As the story goes, the residents of Königsberg enjoyed walking the bridges. The question is this: How can someone take a Sunday afternoon walk that starts and ends in the same place and crosses each bridge exactly once? (Leaving the map, renting hot air balloons, swimming, etc. are not allowed.)

We’ll return to this problem in just a moment. But first, a different sort of puzzle.

5.4.2 Can you trace it?

Perhaps you have seen the following type of ``puzzle’’. The goal is to trace the figures without lifting your pencil from the paper and without repeating anything.

8. Which kind of path is this puzzle asking for?

9. Which of these can you trace in this manner?

10. Create a graph that represents the Königsberg Bridge Puzzle (so it can be traced in this manner, if and only if the Königsberg Bridge Puzzle has a solution). What are the vertices? What are the edges? What type of graph is it?

11. Can you trace the Königsberg Bridge graph?

5.5 Relationships in Graphs

A planar graph is a graph that it can be drawn in the plane without any edges crossing.

12. Show that \(K_4\) and \(Q_3\) are both planar graphs.

Here are some graphs.

13. Add dots showing vertices so that each graph is a planar graph.

14. Fill in the table below for the graphs above. Do you notice any patterns? Can you make any conjectures? Can you prove any of the conjectures? (Note: an even vertex is a vertex with even degree. An odd vertex is a vertex with odd degree.)

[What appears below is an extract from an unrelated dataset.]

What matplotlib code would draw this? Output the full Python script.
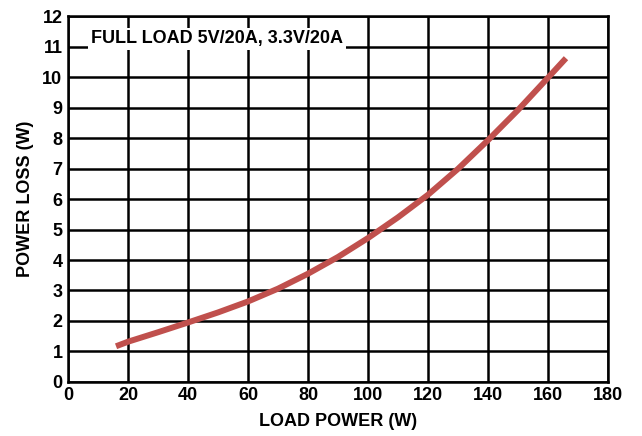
import numpy as np
import matplotlib
matplotlib.use("Agg")
import matplotlib.pyplot as plt

# load power (W) vs power loss (W)
load_power = [16, 20, 30, 40, 50, 60, 70, 80, 90, 100, 110, 120, 130, 140, 150, 160, 166]
power_loss = [1.17, 1.32, 1.63, 1.95, 2.28, 2.64, 3.06, 3.55, 4.10, 4.72, 5.40, 6.14, 6.99, 7.93, 8.92, 9.98, 10.62]

x_ticks = list(range(0, 181, 20))
y_ticks = list(range(0, 13))

plt.rcParams['font.family'] = ['Liberation Sans', 'DejaVu Sans']
plt.rcParams['font.weight'] = 'bold'

fig = plt.figure(figsize=(6.42, 4.36), dpi=100)
ax = fig.add_axes([0.106, 0.124, 0.841, 0.839])

ax.plot(load_power, power_loss, color='#c0504d', lw=4.3, solid_capstyle='butt', zorder=3)

ax.set_xlim(0, 180)
ax.set_ylim(0, 12)
ax.set_xticks(x_ticks)
ax.set_yticks(y_ticks)
ax.tick_params(length=0, labelsize=13, pad=4)
for lab in ax.get_xticklabels() + ax.get_yticklabels():
    lab.set_fontweight('bold')
ax.grid(True, color='black', lw=1.8)
for s in ax.spines.values():
    s.set_color('black')
    s.set_linewidth(1.8)

ax.set_xlabel("LOAD POWER (W)", fontsize=13, fontweight='bold', labelpad=6)
ax.set_ylabel("POWER LOSS (W)", fontsize=13, fontweight='bold', labelpad=6)

ax.text(7.6, 11.25, "FULL LOAD 5V/20A, 3.3V/20A", fontsize=13, fontweight='bold',
        va='center', ha='left', zorder=4,
        bbox=dict(facecolor='white', edgecolor='none', pad=2.0))

fig.savefig("out.png", dpi=100)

Graph	number of even verticies	number of odd vertices	total degree	number of vertices	number of edges	number of regions	Euler path?	Euler circuit?
1
2
3
4
5
6
7
8
9

5.6 Meanwhile, Back in Königsberg

Here are some extensions to the Königsberg Bridge problem. First, we embelish the map a bit: The northern bank of the river is occupied by the Schloss, or castle, of the Blue Prince; the southern by that of the Red Prince. The east bank is home to the Bishop’s Kirche, or church; and on the small island in the center is a Gasthaus, or inn.

It being customary among the townsmen, after some hours in the Gasthaus, to attempt to walk the bridges, many have returned for more refreshment claiming to have walked each bridge exactly once. However, none have been able to repeat the feat by the light of day.

15. The Blue Prince’s eighth bridge. The Blue Prince, having analyzed the town’s bridge system by means of graph theory, concludes that the bridges cannot be walked. He contrives a stealthy plan to build an eighth bridge so that he can begin in the evening at his castle, walk the bridges, and end at the Gasthaus to brag of his victory. Of course, he wants the Red Prince to be unable to duplicate the feat. Where does the Blue Prince build the eighth bridge?

16. The Red Prince’s ninth bridge. The Red Prince, infuriated by his brother’s solution to the problem, wants to build a ninth bridge, enabling him to begin at his castle, walk the bridges, and end at the Gasthaus to rub dirt in his brother’s face. Furthermore, his brother should then no longer walk the bridges himself. Where does the Red Prince build the ninth bridge?

17. The Bishop’s tength bridge. The Bishop has watched this furious bridge-building with dismay. It upsets the townspeople and, worse, contributes to excessive drunkenness. He wants to build a tenth bridge that allows all the inhabitants to walk the bridges and return to their own beds. Where does the Bishop build the tenth bridge?